Selling is a contact profession. We interact with personalities, big and small egos, honesty and dishonesty, consensus problems, fear, money and its associated baggage.

This week Frank Belzar and I interviewed Minh Pham who, with other experts, including Dave Kurlan, authored “Stepping Stones to Success”. In Minh's chapter he talks about actualizing your true potential. His work offers great lessons for the Sales profession. 

One of his most important messages is “clean house”. Identify your head trash, negative self talk and fear and start taking the trash out regularly. The “Little Engine Who Could” didn’t spend time on what wouldn’t or couldn’t happen. If he had he wouldn’t have reached the top of the mountain.

Minh also says that when it comes to change you need to act you way into it and not think your way into it. If you think before you act your fear and head trash will almost certainly talk you out of it. In the film “Anger Management” Jack Nicholson calls this “Self Hypnotic Negative Imagery”.

I’ve used Dr Seuss’s book to begin many training programs. Why? First, it is a story and we all love a good story but more importantly, salespeople spend too much time worrying about what has already happened and what might happen.
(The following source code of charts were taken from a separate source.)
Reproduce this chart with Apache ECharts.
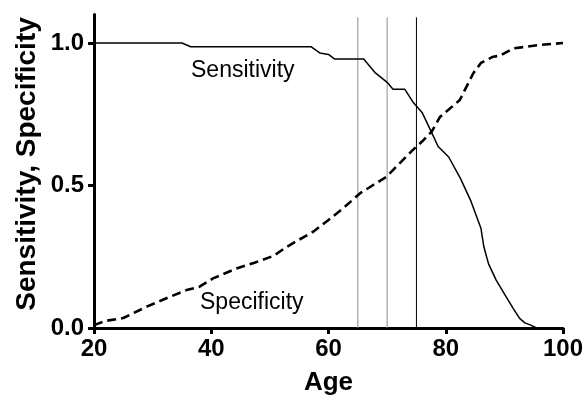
<!DOCTYPE html>
<html>
<head>
<meta charset="utf-8">
<script src="https://cdn.jsdelivr.net/npm/echarts@6/dist/echarts.min.js"></script>
<style>html,body{margin:0;padding:0;background:#fff}#c{width:588px;height:402px}</style>
</head>
<body>
<div id="c"></div>
<script>
var xTicks = [20, 40, 60, 80, 100];
var yTicks = [0, 0.5, 1.0];
var sensitivity = [[20,1],[35,1],[36.5,0.987],[57,0.987],[58.5,0.965],[60,0.96],[61,0.944],[66,0.944],[68,0.895],[70,0.862],[71,0.838],[73,0.838],[74.5,0.79],[76,0.755],[77.5,0.69],[78.7,0.637],[80.5,0.6],[82.5,0.525],[84.3,0.445],[86,0.35],[86.5,0.285],[87.3,0.225],[88.6,0.168],[90,0.12],[91.5,0.069],[92.6,0.034],[93.5,0.018],[94.5,0.01],[95.5,0]];
var specificity = [[20,0.01],[22,0.025],[25,0.035],[29,0.075],[33,0.11],[35.8,0.133],[38,0.145],[40.3,0.174],[44.3,0.209],[47.5,0.23],[50.6,0.253],[52.9,0.285],[55,0.31],[57.4,0.338],[60,0.379],[62.5,0.42],[65.4,0.473],[67.5,0.5],[69.9,0.531],[72,0.575],[74.4,0.625],[76,0.655],[77.6,0.689],[79,0.74],[82.4,0.8],[84.7,0.894],[86,0.93],[88.1,0.952],[89.2,0.955],[91.5,0.981],[96,0.993],[100,1.0]];
var cutoffs = [65, 70, 75];
var cutoffColors = ['#8c8c8c', '#8c8c8c', '#000000'];
var cutoffTop = 1.09;

var FONT = '"Liberation Sans", Arial, sans-serif';
var chart = echarts.init(document.getElementById('c'));
var series = [
  {type:'line', data:sensitivity, showSymbol:false, lineStyle:{color:'#000', width:1.5}, z:3},
  {type:'line', data:specificity, showSymbol:false, lineStyle:{color:'#000', width:2.6, type:[9,5]}, z:3}
];
cutoffs.forEach(function(c, i){
  series.push({type:'line', data:[[c,0],[c,cutoffTop]], showSymbol:false, lineStyle:{color:cutoffColors[i], width:1}, z:2});
});
chart.setOption({
  animation:false,
  grid:{left:94, right:25, top:14.5, bottom:74},
  xAxis:{type:'value', min:20, max:100, interval:20,
    name:'Age', nameLocation:'middle', nameGap:42,
    nameTextStyle:{fontFamily:FONT, fontWeight:'bold', fontSize:26, color:'#000'},
    axisLine:{lineStyle:{color:'#000', width:3}},
    axisTick:{length:6, lineStyle:{color:'#000', width:3}, customValues:xTicks},
    axisLabel:{margin:9, fontFamily:FONT, fontWeight:'bold', fontSize:24, color:'#000', customValues:xTicks},
    splitLine:{show:false}},
  yAxis:{type:'value', min:0, max:1.1,
    axisLine:{show:true, lineStyle:{color:'#000', width:3}},
    axisTick:{show:true, length:6, lineStyle:{color:'#000', width:3}, customValues:yTicks},
    axisLabel:{margin:10, fontFamily:FONT, fontWeight:'bold', fontSize:24, color:'#000', customValues:yTicks,
      formatter:function(v){return v.toFixed(1);}},
    splitLine:{show:false}},
  graphic:[
    {type:'text', x:27, y:164, rotation:Math.PI/2,
      style:{text:'Sensitivity, Specificity', font:'bold 28px ' + FONT, fill:'#000', align:'center', verticalAlign:'middle'}},
    {type:'text', left:191, top:59, style:{text:'Sensitivity', font:'23px ' + FONT, fill:'#000'}},
    {type:'text', left:200, top:291, style:{text:'Specificity', font:'23px ' + FONT, fill:'#000'}}
  ],
  series:series
});
</script>
</body>
</html>
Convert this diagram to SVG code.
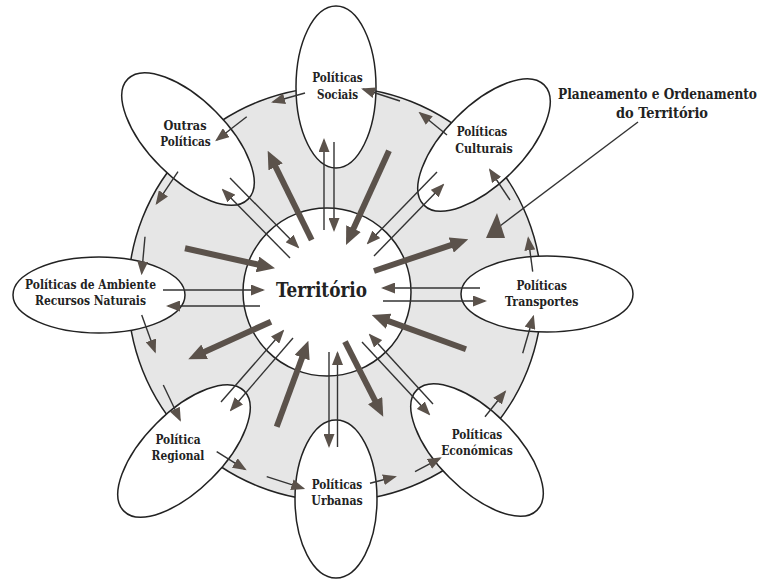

This means they are not truly conscious. Put another way we aren’t present because we are spending our time thinking about the past and or the future. Dr Seuss nails this.

Selling is just an illustration of life, full of twists and turns, successes and failures and what we call surprises. Get used to change, embrace it, have fun with it, and stop fighting it.  The primary objective of selling is to achieve an outcome, preferably a sale. Success comes though your ability to navigate the journey and manage your head trash.